* **SOURCE DATA**:
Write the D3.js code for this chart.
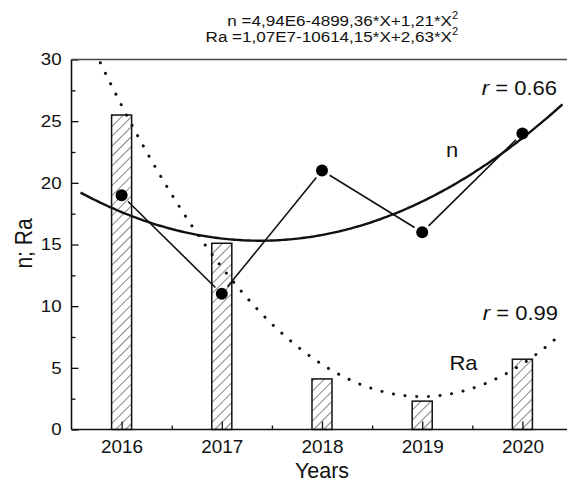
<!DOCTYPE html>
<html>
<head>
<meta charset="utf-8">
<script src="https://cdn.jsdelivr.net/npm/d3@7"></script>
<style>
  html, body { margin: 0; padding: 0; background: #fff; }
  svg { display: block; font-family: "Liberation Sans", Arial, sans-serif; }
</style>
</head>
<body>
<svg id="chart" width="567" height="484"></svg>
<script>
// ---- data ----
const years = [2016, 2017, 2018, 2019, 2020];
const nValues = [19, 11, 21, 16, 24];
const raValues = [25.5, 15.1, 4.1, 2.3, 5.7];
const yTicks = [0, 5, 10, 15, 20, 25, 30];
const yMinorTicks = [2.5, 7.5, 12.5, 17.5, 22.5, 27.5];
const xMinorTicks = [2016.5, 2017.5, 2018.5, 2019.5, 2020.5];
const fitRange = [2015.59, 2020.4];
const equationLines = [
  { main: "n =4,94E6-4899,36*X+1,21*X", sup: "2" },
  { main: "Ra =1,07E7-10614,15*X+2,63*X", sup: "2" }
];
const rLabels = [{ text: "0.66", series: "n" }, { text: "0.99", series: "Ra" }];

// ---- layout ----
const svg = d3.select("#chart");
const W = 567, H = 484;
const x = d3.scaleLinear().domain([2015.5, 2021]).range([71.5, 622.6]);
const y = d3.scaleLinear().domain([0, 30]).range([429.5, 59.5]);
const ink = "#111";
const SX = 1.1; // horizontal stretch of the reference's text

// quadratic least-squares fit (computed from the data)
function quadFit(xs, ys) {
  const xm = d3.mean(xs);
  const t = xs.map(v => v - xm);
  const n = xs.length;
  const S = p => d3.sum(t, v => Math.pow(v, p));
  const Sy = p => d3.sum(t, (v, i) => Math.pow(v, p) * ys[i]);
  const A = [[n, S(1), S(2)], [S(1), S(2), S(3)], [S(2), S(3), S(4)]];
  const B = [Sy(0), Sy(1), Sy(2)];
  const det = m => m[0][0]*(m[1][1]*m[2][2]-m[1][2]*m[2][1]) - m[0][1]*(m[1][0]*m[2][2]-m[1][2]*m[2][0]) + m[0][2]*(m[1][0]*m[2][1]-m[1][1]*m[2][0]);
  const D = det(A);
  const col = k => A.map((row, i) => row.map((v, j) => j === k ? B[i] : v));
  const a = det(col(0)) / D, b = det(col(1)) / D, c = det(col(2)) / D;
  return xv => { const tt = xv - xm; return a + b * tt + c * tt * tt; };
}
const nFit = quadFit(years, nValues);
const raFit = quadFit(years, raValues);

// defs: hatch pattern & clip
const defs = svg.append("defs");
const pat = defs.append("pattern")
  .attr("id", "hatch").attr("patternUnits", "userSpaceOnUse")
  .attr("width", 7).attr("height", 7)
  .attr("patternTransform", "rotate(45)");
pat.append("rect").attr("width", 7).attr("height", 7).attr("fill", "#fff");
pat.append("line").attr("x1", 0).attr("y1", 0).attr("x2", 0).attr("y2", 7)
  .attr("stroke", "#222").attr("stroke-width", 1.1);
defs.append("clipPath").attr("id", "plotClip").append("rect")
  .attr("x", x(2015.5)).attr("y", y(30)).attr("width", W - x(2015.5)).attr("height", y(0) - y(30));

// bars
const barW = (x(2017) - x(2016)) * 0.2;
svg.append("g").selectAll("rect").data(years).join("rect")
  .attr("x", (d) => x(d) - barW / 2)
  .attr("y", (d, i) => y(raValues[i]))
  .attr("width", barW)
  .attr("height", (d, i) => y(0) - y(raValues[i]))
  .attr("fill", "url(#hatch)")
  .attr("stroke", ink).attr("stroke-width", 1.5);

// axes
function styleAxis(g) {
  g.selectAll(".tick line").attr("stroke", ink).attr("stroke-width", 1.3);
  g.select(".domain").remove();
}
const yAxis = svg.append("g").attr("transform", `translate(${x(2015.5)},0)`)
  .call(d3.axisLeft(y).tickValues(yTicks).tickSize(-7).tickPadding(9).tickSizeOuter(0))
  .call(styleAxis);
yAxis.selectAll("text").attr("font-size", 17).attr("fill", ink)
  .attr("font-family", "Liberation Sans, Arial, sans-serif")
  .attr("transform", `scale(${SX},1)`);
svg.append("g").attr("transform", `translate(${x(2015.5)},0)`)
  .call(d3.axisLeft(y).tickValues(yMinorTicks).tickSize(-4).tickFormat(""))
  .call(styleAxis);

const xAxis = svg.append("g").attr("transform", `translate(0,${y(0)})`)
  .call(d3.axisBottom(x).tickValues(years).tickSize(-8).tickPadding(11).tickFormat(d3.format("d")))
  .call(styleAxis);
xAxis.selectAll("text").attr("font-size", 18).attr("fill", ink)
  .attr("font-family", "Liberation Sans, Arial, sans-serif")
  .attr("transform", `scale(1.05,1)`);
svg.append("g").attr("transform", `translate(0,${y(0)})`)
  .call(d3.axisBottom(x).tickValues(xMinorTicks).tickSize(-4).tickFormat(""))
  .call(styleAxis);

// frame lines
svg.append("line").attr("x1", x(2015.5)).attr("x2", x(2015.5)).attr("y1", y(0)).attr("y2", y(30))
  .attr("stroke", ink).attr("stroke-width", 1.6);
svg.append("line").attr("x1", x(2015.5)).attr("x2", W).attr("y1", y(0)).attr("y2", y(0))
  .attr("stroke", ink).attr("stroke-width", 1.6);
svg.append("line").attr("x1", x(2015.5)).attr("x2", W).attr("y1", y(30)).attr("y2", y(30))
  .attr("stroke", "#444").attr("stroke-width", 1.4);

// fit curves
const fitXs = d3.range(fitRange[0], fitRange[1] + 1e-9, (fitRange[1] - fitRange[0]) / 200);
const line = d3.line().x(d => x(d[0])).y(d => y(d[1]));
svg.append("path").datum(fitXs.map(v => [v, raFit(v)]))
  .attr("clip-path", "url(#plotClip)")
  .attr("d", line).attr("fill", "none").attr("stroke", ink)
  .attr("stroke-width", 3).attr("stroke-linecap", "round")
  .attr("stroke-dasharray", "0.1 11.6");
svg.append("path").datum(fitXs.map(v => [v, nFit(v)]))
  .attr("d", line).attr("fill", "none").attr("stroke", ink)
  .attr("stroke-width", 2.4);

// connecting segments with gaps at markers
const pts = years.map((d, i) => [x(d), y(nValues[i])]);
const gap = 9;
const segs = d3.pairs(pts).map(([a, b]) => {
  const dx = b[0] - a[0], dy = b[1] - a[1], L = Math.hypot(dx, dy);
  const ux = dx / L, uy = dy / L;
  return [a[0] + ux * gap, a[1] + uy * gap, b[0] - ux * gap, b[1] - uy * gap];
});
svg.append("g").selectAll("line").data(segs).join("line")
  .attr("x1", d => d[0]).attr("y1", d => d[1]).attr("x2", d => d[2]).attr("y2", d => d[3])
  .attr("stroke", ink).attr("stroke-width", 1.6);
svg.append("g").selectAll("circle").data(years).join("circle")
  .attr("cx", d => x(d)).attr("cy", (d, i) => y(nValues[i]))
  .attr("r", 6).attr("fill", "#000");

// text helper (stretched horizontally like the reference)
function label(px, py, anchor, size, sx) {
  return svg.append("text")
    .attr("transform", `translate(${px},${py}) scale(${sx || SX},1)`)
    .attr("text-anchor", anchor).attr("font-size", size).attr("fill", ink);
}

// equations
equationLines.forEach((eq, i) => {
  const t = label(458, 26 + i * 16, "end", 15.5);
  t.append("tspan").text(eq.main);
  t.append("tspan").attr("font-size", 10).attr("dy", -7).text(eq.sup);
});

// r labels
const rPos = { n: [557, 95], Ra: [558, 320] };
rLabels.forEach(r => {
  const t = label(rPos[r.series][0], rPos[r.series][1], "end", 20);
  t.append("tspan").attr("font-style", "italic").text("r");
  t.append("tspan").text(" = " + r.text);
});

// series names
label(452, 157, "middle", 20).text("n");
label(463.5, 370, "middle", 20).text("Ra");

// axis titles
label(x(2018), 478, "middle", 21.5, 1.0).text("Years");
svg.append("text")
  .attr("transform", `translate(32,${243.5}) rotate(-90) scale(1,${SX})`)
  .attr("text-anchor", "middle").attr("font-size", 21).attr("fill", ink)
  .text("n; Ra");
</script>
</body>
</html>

* **INSTRUCTIONS FOR THE TASK**:
Say how many lines contain the string "chart", giving nothing but the count.

* **EXERCISE RESULT**:
3